• Work to be completed:
Leave the pictures out, and retype all of the material exactly as written.

• Given data:

Begin

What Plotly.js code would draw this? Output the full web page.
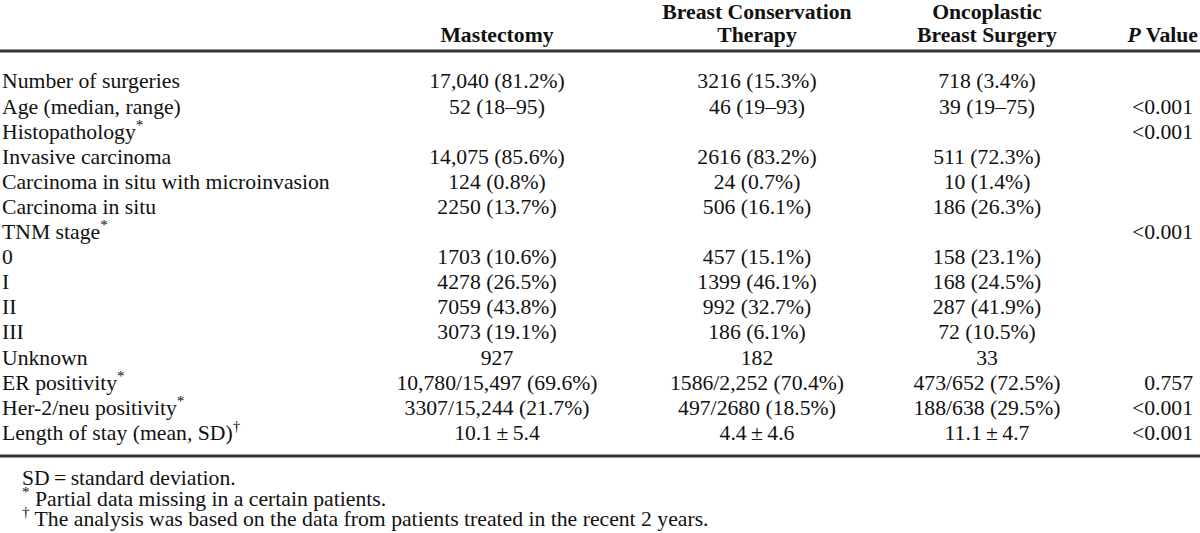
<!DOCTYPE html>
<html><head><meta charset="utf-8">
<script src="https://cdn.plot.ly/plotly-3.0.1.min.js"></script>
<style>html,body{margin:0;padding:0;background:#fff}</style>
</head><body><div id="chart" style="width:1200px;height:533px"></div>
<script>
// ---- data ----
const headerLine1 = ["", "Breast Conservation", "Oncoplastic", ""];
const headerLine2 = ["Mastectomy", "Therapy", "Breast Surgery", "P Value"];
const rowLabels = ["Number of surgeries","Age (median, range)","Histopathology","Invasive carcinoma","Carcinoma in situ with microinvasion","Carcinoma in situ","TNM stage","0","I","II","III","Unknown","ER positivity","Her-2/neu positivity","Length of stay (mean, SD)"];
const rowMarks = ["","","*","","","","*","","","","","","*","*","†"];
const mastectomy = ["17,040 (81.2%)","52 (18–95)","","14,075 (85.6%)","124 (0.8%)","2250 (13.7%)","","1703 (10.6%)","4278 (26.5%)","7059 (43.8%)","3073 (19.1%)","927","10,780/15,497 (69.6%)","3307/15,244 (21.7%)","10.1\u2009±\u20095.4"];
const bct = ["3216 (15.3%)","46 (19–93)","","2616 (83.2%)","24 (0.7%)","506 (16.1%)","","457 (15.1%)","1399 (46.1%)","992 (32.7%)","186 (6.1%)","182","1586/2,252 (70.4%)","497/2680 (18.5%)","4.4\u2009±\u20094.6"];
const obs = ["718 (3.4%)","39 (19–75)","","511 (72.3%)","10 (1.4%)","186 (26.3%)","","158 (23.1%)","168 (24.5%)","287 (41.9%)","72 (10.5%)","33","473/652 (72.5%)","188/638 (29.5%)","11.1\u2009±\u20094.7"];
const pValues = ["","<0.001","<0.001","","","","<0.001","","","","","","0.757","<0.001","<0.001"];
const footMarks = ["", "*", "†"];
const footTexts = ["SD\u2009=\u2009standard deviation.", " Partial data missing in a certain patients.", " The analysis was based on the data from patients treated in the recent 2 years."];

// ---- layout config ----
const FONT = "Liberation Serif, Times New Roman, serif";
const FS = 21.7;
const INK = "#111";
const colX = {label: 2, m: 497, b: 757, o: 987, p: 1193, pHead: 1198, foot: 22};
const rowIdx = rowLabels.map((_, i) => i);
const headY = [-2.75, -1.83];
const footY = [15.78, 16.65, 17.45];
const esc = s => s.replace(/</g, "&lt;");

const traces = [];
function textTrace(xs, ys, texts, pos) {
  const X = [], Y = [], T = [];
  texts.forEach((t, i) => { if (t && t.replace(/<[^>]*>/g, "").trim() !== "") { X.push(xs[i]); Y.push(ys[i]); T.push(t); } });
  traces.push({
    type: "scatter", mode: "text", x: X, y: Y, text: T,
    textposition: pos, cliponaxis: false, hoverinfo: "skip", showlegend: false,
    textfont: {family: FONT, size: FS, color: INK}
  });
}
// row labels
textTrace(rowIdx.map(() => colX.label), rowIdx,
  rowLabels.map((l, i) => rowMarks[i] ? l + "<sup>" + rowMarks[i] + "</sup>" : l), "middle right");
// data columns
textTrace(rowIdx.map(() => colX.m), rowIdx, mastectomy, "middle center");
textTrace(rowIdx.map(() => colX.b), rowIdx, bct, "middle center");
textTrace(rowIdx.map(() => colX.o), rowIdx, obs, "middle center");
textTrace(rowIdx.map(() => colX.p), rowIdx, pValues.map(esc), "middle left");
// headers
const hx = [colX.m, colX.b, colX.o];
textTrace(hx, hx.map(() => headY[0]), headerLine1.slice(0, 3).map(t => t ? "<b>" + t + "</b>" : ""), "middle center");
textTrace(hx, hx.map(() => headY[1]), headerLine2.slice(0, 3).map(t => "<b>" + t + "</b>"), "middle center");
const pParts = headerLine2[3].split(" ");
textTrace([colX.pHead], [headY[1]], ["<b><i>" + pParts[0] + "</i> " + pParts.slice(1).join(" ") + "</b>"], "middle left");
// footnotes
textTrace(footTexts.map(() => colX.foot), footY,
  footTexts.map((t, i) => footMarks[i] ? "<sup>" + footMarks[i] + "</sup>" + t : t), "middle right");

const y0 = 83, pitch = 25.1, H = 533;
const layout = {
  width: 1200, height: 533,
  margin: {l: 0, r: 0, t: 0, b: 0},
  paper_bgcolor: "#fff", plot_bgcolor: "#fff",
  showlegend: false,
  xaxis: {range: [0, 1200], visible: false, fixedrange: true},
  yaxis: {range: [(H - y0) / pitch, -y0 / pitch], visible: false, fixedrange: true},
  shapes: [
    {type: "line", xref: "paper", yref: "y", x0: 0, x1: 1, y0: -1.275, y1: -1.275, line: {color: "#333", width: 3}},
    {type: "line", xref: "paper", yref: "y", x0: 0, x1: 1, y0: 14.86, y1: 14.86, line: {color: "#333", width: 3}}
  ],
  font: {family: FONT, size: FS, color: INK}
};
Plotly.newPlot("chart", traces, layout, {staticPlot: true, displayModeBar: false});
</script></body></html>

End

• Solution to the exercise:
What Plotly.js code would draw this? Output the full web page.
<!DOCTYPE html>
<html><head><meta charset="utf-8">
<script src="https://cdn.plot.ly/plotly-3.0.1.min.js"></script>
<style>html,body{margin:0;padding:0;background:#fff}</style>
</head><body><div id="chart" style="width:1200px;height:533px"></div>
<script>
// ---- data ----
const headerLine1 = ["", "Breast Conservation", "Oncoplastic", ""];
const headerLine2 = ["Mastectomy", "Therapy", "Breast Surgery", "P Value"];
const rowLabels = ["Number of surgeries","Age (median, range)","Histopathology","Invasive carcinoma","Carcinoma in situ with microinvasion","Carcinoma in situ","TNM stage","0","I","II","III","Unknown","ER positivity","Her-2/neu positivity","Length of stay (mean, SD)"];
const rowMarks = ["","","*","","","","*","","","","","","*","*","†"];
const mastectomy = ["17,040 (81.2%)","52 (18–95)","","14,075 (85.6%)","124 (0.8%)","2250 (13.7%)","","1703 (10.6%)","4278 (26.5%)","7059 (43.8%)","3073 (19.1%)","927","10,780/15,497 (69.6%)","3307/15,244 (21.7%)","10.1\u2009±\u20095.4"];
const bct = ["3216 (15.3%)","46 (19–93)","","2616 (83.2%)","24 (0.7%)","506 (16.1%)","","457 (15.1%)","1399 (46.1%)","992 (32.7%)","186 (6.1%)","182","1586/2,252 (70.4%)","497/2680 (18.5%)","4.4\u2009±\u20094.6"];
const obs = ["718 (3.4%)","39 (19–75)","","511 (72.3%)","10 (1.4%)","186 (26.3%)","","158 (23.1%)","168 (24.5%)","287 (41.9%)","72 (10.5%)","33","473/652 (72.5%)","188/638 (29.5%)","11.1\u2009±\u20094.7"];
const pValues = ["","<0.001","<0.001","","","","<0.001","","","","","","0.757","<0.001","<0.001"];
const footMarks = ["", "*", "†"];
const footTexts = ["SD\u2009=\u2009standard deviation.", " Partial data missing in a certain patients.", " The analysis was based on the data from patients treated in the recent 2 years."];

// ---- layout config ----
const FONT = "Liberation Serif, Times New Roman, serif";
const FS = 21.7;
const INK = "#111";
const colX = {label: 2, m: 497, b: 757, o: 987, p: 1193, pHead: 1198, foot: 22};
const rowIdx = rowLabels.map((_, i) => i);
const headY = [-2.75, -1.83];
const footY = [15.78, 16.65, 17.45];
const esc = s => s.replace(/</g, "&lt;");

const traces = [];
function textTrace(xs, ys, texts, pos) {
  const X = [], Y = [], T = [];
  texts.forEach((t, i) => { if (t && t.replace(/<[^>]*>/g, "").trim() !== "") { X.push(xs[i]); Y.push(ys[i]); T.push(t); } });
  traces.push({
    type: "scatter", mode: "text", x: X, y: Y, text: T,
    textposition: pos, cliponaxis: false, hoverinfo: "skip", showlegend: false,
    textfont: {family: FONT, size: FS, color: INK}
  });
}
// row labels
textTrace(rowIdx.map(() => colX.label), rowIdx,
  rowLabels.map((l, i) => rowMarks[i] ? l + "<sup>" + rowMarks[i] + "</sup>" : l), "middle right");
// data columns
textTrace(rowIdx.map(() => colX.m), rowIdx, mastectomy, "middle center");
textTrace(rowIdx.map(() => colX.b), rowIdx, bct, "middle center");
textTrace(rowIdx.map(() => colX.o), rowIdx, obs, "middle center");
textTrace(rowIdx.map(() => colX.p), rowIdx, pValues.map(esc), "middle left");
// headers
const hx = [colX.m, colX.b, colX.o];
textTrace(hx, hx.map(() => headY[0]), headerLine1.slice(0, 3).map(t => t ? "<b>" + t + "</b>" : ""), "middle center");
textTrace(hx, hx.map(() => headY[1]), headerLine2.slice(0, 3).map(t => "<b>" + t + "</b>"), "middle center");
const pParts = headerLine2[3].split(" ");
textTrace([colX.pHead], [headY[1]], ["<b><i>" + pParts[0] + "</i> " + pParts.slice(1).join(" ") + "</b>"], "middle left");
// footnotes
textTrace(footTexts.map(() => colX.foot), footY,
  footTexts.map((t, i) => footMarks[i] ? "<sup>" + footMarks[i] + "</sup>" + t : t), "middle right");

const y0 = 83, pitch = 25.1, H = 533;
const layout = {
  width: 1200, height: 533,
  margin: {l: 0, r: 0, t: 0, b: 0},
  paper_bgcolor: "#fff", plot_bgcolor: "#fff",
  showlegend: false,
  xaxis: {range: [0, 1200], visible: false, fixedrange: true},
  yaxis: {range: [(H - y0) / pitch, -y0 / pitch], visible: false, fixedrange: true},
  shapes: [
    {type: "line", xref: "paper", yref: "y", x0: 0, x1: 1, y0: -1.275, y1: -1.275, line: {color: "#333", width: 3}},
    {type: "line", xref: "paper", yref: "y", x0: 0, x1: 1, y0: 14.86, y1: 14.86, line: {color: "#333", width: 3}}
  ],
  font: {family: FONT, size: FS, color: INK}
};
Plotly.newPlot("chart", traces, layout, {staticPlot: true, displayModeBar: false});
</script></body></html>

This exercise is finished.